Compilation album by Various Artists
- Released: October 30, 2012
- Recorded: 2012
- Genre: Indie rock
- Label: Hear Music / Concord Music Group
- Producer: Sara Matarazzo, Chris Funk

= Holidays Rule =

Holidays Rule is a collection of holiday music featuring various artists that range from indie rock to jazz and pop, including Paul McCartney, Rufus Wainwright, and The Shins. The songs on the compilation are both traditional and modern. The album was released by Hear Music/Concord Music Group on October 30, 2012 in North America. Chris Funk of The Decemberists served as the album’s producer, and he also appears on the album with Black Prairie.
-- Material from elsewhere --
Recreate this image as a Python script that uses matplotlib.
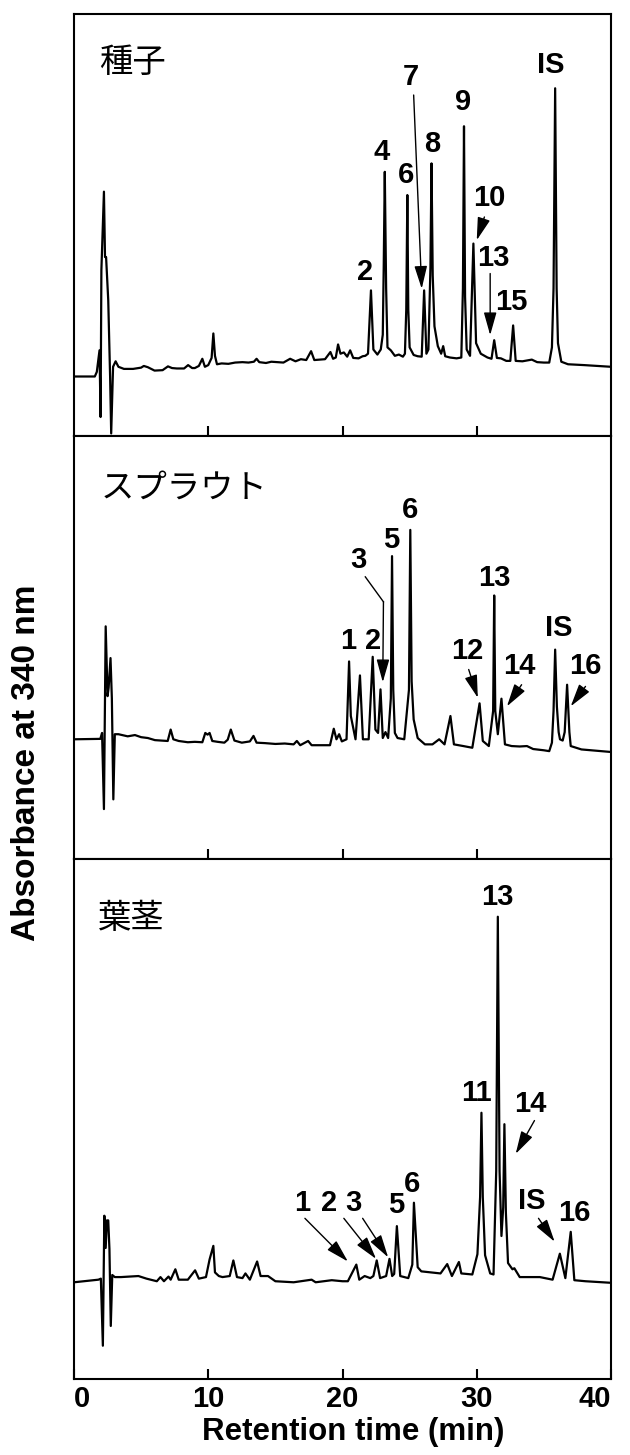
import matplotlib
matplotlib.use("Agg")
from matplotlib import pyplot as plt

# retention time (min) / absorbance (a.u., % of panel height)
seed_t = [0, 1.55, 1.70, 1.90, 1.98, 2.04, 2.23, 2.31, 2.39, 2.55, 2.69, 2.77, 2.91, 3.10, 3.31, 3.72,
          4.4, 5.0, 5.2, 5.5, 6.0, 6.6, 7.0, 7.3, 7.66, 8.2, 8.5, 8.8, 9.0, 9.3, 9.56, 9.75, 10.0, 10.25,
          10.38, 10.5, 10.65, 11.0, 11.5, 12.0, 12.55, 13.0, 13.4, 13.6, 13.8, 14.3, 14.7, 15.2, 15.6,
          16.1, 16.5, 16.9, 17.3, 17.66, 17.9, 18.3, 18.7, 19.1, 19.3, 19.5, 19.67, 19.85, 20.1, 20.35,
          20.57, 20.8, 21.2, 21.5, 21.7, 21.9, 22.12, 22.3, 22.6, 22.85, 23.0, 23.07, 23.15, 23.25, 23.35, 23.6, 23.9,
          24.2, 24.5, 24.65, 24.75, 24.83, 24.9, 25.0, 25.3, 25.6, 25.9, 26.08, 26.25, 26.4, 26.55, 26.63, 26.72, 26.85, 27.1, 27.35,
          27.5, 27.65, 28.0, 28.5, 28.85, 28.97, 29.05, 29.13, 29.25, 29.5, 29.75, 29.95, 30.3, 30.8, 31.1, 31.3, 31.5,
          31.8, 32.2, 32.5, 32.71, 32.9, 33.4, 34.1, 34.5, 35.0, 35.4, 35.6, 35.72, 35.84, 35.95, 36.05, 36.3, 36.8,
          38.0, 40.0]
seed_a = [14.1, 14.1, 15.2, 20.3, 4.5, 39.3, 57.9, 42.4, 42.4, 32.2, 14.0, 0.6, 16.4, 17.7, 16.4, 15.9,
          15.9, 16.2, 16.6, 16.3, 15.5, 15.6, 16.5, 16.1, 16.0, 16.0, 16.8, 16.1, 16.1, 16.6, 18.3, 16.4, 16.8, 18.5,
          24.3, 19.0, 17.0, 17.2, 17.1, 17.4, 17.5, 17.4, 17.6, 18.3, 17.5, 17.3, 17.6, 17.5, 17.4,
          18.3, 17.7, 18.2, 18.0, 20.1, 18.0, 18.1, 18.2, 19.9, 18.3, 18.6, 21.7, 19.5, 19.8, 18.8,
          20.3, 18.5, 18.4, 18.9, 19.0, 19.5, 34.5, 20.5, 19.3, 20.5, 24.0, 40.0, 62.6, 35.0, 21.0, 20.3, 19.0,
          19.3, 18.8, 19.5, 30.0, 57.1, 30.0, 21.0, 19.2, 18.9, 18.8, 34.5, 19.5, 20.5, 40.0, 64.6, 38.0, 26.0, 21.3, 19.5,
          21.3, 18.9, 18.6, 18.4, 18.6, 35.0, 73.4, 33.0, 20.5, 19.0, 45.6, 22.0, 19.5, 18.6, 18.3, 22.7, 18.5,
          18.4, 17.8, 17.8, 26.2, 17.8, 17.7, 18.1, 17.5, 17.4, 17.4, 21.0, 35.0, 82.4, 35.0, 22.0, 17.6, 17.0,
          16.8, 16.4]

sprout_t = [0, 1.96, 2.09, 2.23, 2.36, 2.50, 2.58, 2.72, 2.82, 2.93, 3.04, 3.31, 4.0, 4.54, 5.0, 5.5,
            6.03, 6.5, 6.98, 7.2, 7.4, 7.8, 8.48, 9.0, 9.56, 9.78, 9.95, 10.1, 10.3, 10.7, 11.2, 11.45,
            11.68, 11.95, 12.5, 13.1, 13.37, 13.6, 14.2, 15.0, 15.7, 16.36, 16.6, 16.85, 17.44, 17.7, 18.5,
            19.07, 19.35, 19.55, 19.75, 19.95, 20.3, 20.49, 20.62, 20.97, 21.3, 21.52, 21.95, 22.25, 22.45,
            22.65, 22.83, 23.0, 23.2, 23.4, 23.6, 23.69, 23.78, 23.9, 24.1, 24.6, 24.95, 25.05, 25.15, 25.3, 25.6, 26.14, 26.7, 27.2,
            27.6, 28.04, 28.3, 29.0, 29.67, 30.21, 30.45, 30.9, 31.22, 31.3, 31.38, 31.57, 31.84, 32.1, 32.6, 33.2, 33.74,
            34.2, 35.0, 35.4, 35.6, 35.72, 35.84, 35.97, 36.1, 36.2, 36.4, 36.55, 36.73, 36.9, 37.0, 37.8, 40.0]
sprout_a = [28.3, 28.4, 29.8, 11.8, 55.0, 38.5, 40.5, 47.5, 38.0, 14.1, 29.5, 29.5, 29.0, 29.3, 28.8, 28.6,
            28.1, 28.0, 27.9, 30.6, 28.3, 27.9, 27.6, 27.7, 27.6, 29.8, 29.4, 29.8, 27.9, 27.7, 27.5, 28.2,
            30.6, 28.0, 27.5, 27.8, 29.1, 27.5, 27.4, 27.2, 27.3, 27.1, 27.9, 26.9, 27.9, 26.9, 26.9,
            26.9, 30.8, 28.3, 29.5, 27.8, 28.3, 46.7, 33.8, 28.3, 43.4, 28.3, 28.3, 47.8, 30.6,
            29.8, 40.1, 28.6, 30.0, 28.6, 38.0, 71.6, 40.0, 29.8, 28.6, 28.3, 40.0, 77.8, 42.0, 33.0, 28.6, 27.1, 27.1, 28.3,
            27.1, 33.8, 27.1, 26.7, 26.3, 36.8, 27.9, 26.7, 35.0, 62.3, 35.0, 29.5, 37.9, 27.1, 26.7, 26.6, 26.7,
            26.0, 25.7, 25.5, 27.5, 35.0, 49.5, 36.0, 30.0, 28.3, 28.0, 30.0, 41.2, 30.0, 26.7, 25.9, 25.3]

leaf_t = [0, 1.82, 2.0, 2.15, 2.26, 2.36, 2.45, 2.55, 2.64, 2.74, 2.85, 3.04, 3.5, 4.8, 5.4, 6.17, 6.44,
          6.7, 7.04, 7.2, 7.55, 7.8, 8.48, 9.02, 9.3, 9.83, 10.1, 10.38, 10.5, 10.79, 11.06, 11.6, 11.87,
          12.14, 12.55, 12.77, 13.1, 13.64, 13.9, 14.45, 15.0, 16.36, 17.7, 18.0, 19.2, 20.0, 20.4, 21.03,
          21.25, 21.65, 22.07, 22.3, 22.55, 22.8, 23.25, 23.5, 23.7, 23.85, 24.05, 24.3, 24.9, 25.2, 25.32, 25.6,
          25.87, 27.3, 27.8, 28.15, 28.67, 28.85, 29.67, 30.05, 30.25, 30.35, 30.45, 30.62, 31.0, 31.25,
          31.45, 31.57, 31.7, 31.84, 31.97, 32.06, 32.17, 32.33, 32.66, 32.8, 33.2, 34.0, 34.7, 35.65,
          36.19, 36.6, 37.0, 37.27, 38.1, 40.0]
leaf_a = [18.6, 19.1, 19.3, 6.4, 31.4, 25.2, 30.5, 30.5, 25.0, 10.2, 20.0, 19.6, 19.6, 19.8, 19.3, 18.8, 19.6,
          18.8, 19.7, 19.1, 21.1, 19.1, 19.1, 20.9, 19.3, 19.6, 23.0, 25.6, 20.5, 19.8, 19.6, 19.8, 22.8,
          19.6, 19.4, 20.3, 19.1, 22.6, 19.8, 19.8, 18.8, 18.6, 19.1, 18.6, 19.0, 18.8, 18.8, 22.0,
          19.1, 19.8, 19.4, 19.8, 22.8, 19.4, 19.8, 23.1, 19.8, 20.2, 29.4, 19.8, 19.4, 22.0, 33.9, 21.5,
          20.7, 20.3, 22.1, 19.8, 22.5, 20.3, 20.1, 24.0, 35.0, 51.2, 35.0, 23.8, 20.3, 20.1,
          40.0, 88.9, 40.0, 27.5, 33.0, 49.0, 32.0, 22.3, 21.1, 21.3, 19.6, 19.6, 19.6, 19.1,
          24.1, 19.4, 28.3, 19.0, 18.8, 18.5]

panel_names = ["種子", "スプラウト", "葉茎"]
name_pos = [(1.9, 88.5), (2.0, 87.6), (1.8, 88.5)]

# peak labels: (text, time, height)
seed_labels = [("2", 21.7, 38.9), ("4", 22.9, 67.3), ("6", 24.7, 61.8), ("7", 25.1, 85.1),
               ("8", 26.7, 69.1), ("9", 29.0, 79.2), ("10", 30.9, 56.3), ("13", 31.2, 42.1),
               ("15", 32.6, 31.8), ("IS", 35.5, 87.9)]
sprout_labels = [("1", 20.4, 51.5), ("2", 22.3, 51.5), ("3", 21.2, 70.7), ("5", 23.6, 75.4),
                 ("6", 25.0, 82.5), ("12", 29.3, 49.1), ("13", 31.3, 66.4), ("14", 33.2, 45.6),
                 ("IS", 36.1, 54.6), ("16", 38.1, 45.6)]
leaf_labels = [("1", 17.0, 33.9), ("2", 19.0, 33.9), ("3", 20.8, 33.9), ("5", 24.0, 33.5),
               ("6", 25.2, 37.5), ("11", 30.0, 55.0), ("13", 31.5, 92.7), ("14", 34.0, 52.8),
               ("IS", 34.1, 34.3), ("16", 37.3, 32.0)]

# arrows: (start t, start a, tip t, tip a)
seed_arrows = [(25.3, 80.8, 25.9, 34.9), (30.57, 51.9, 30.0, 46.4), (31.0, 38.5, 31.0, 23.9)]
sprout_arrows = [(23.05, 60.8, 23.0, 41.8), (29.4, 44.8, 30.08, 38.1),
                 (33.34, 41.2, 32.25, 36.1), (38.1, 40.8, 37.0, 36.1)]
sprout_leader = ([21.7, 23.05], [66.7, 60.8])  # bent leader for peak 3
leaf_arrows = [(17.2, 30.9, 20.4, 22.6), (20.1, 30.9, 22.5, 23.1), (21.5, 30.9, 23.4, 23.4),
               (34.3, 49.7, 32.9, 43.3), (34.6, 30.9, 35.8, 26.4)]

traces = [(seed_t, seed_a), (sprout_t, sprout_a), (leaf_t, leaf_a)]
labels = [seed_labels, sprout_labels, leaf_labels]
arrows = [seed_arrows, sprout_arrows, leaf_arrows]

fig = plt.figure(figsize=(6.3, 14.55), dpi=100)
W, H = 630, 1455
left, right = 74, 611
edges = [14, 436, 859, 1379]

axs = []
for i in range(3):
    top, bot = edges[i], edges[i + 1]
    ax = fig.add_axes([left / W, 1 - bot / H, (right - left) / W, (bot - top) / H])
    axs.append(ax)
    t, a = traces[i]
    ax.plot(t, a, color="black", lw=1.6)
    ax.set_xlim(0, 40)
    ax.set_ylim(0, 100)
    ax.set_yticks([])
    for s in ax.spines.values():
        s.set_linewidth(1.5)
    ax.set_xticks([10, 20, 30])
    ax.tick_params(axis="x", direction="in", length=7, width=1.5, labelbottom=False)
    nt, na = name_pos[i]
    ax.text(nt, na, panel_names[i], family="Noto Sans CJK JP", size=24, ha="left", va="center")
    for txt, lt, la in labels[i]:
        ax.text(lt, la, txt, ha="center", va="center", family="Liberation Sans",
                weight="bold", size=21)
    for x0, y0, x1, y1 in arrows[i]:
        ax.annotate("", xy=(x1, y1), xytext=(x0, y0),
                    arrowprops=dict(arrowstyle="-|>,head_length=1.0,head_width=0.28",
                                    color="black", lw=1.0, shrinkA=0, shrinkB=0,
                                    mutation_scale=14))
axs[1].plot(sprout_leader[0], sprout_leader[1], color="black", lw=1.0)

ax = axs[2]
ax.set_xticks([0, 10, 20, 30, 40])
ax.tick_params(axis="x", labelbottom=True, pad=4)
ticklabels = ax.set_xticklabels(["0", "10", "20", "30", "40"], family="Liberation Sans",
                                weight="bold", size=21)
ticklabels[0].set_ha("left")
ticklabels[-1].set_ha("right")

fig.text(0.56, 1 - 1432 / H, "Retention time (min)", ha="center", va="center",
         family="Liberation Sans", weight="bold", size=22.5)
fig.text(27 / W, 1 - 763 / H, "Absorbance at 340 nm", ha="center", va="center", rotation=90,
         family="Liberation Sans", weight="bold", size=24)

fig.savefig("out.png", dpi=100)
It peaked at #42 on the December 2012 Billboard album chart.

==Track listing==

| No. | Title | Performer | Length |
|---|---|---|---|
| 1. | "Sleigh Ride" | fun. | 3:38 |
| 2. | "Wonderful Christmastime" | The Shins | 2:25 |
| 3. | "Baby, It's Cold Outside" | Rufus Wainwright and Sharon Van Etten | 4:15 |
| 4. | "The Christmas Song (Chestnuts Roasting On An Open Fire)" | Paul McCartney | 3:55 |
| 5. | "(Everybody's Waitin' for) The Man with the Bag" | Black Prairie featuring Sallie Ford | 3:34 |
| 6. | "I Heard the Bells on Christmas Day" | The Civil Wars | 2:35 |
| 7. | "Green Grows the Holly" | Calexico | 4:07 |
| 8. | "We Need A Little Christmas" | AgesandAges | 3:16 |
| 9. | "That's What I Want for Christmas" | Holly Golightly | 2:28 |
| 10. | "May Ev'ry Day be Christmas" | Irma Thomas with Preservation Hall Jazz Band | 2:32 |
| 11. | "Blue Christmas" | Heartless Bastards | 2:10 |
| 12. | "Santa, Bring My Baby Back to Me" | Eleanor Friedberger | 5:29 |
| 13. | "It's Beginning to Look Like Christmas" | Fruit Bats | 3:02 |
| 14. | "Señor Santa" | Y La Bamba | 3:10 |
| 15. | "O come, O come, Emmanuel" | Punch Brothers | 4:06 |
| 16. | "What Are You Doing New Year's Eve?" | The Head and the Heart | 4:30 |
| 17. | "Auld Lang Syne" | Andrew Bird | 4:31 |

==Versions==
Holidays Rule was released in the UK on 26 November 2012 with the name Christmas Rules.

Following the success of Holidays Rule, 16 new songs were released on 13 October 2017 as Holidays Rule Vol. 2.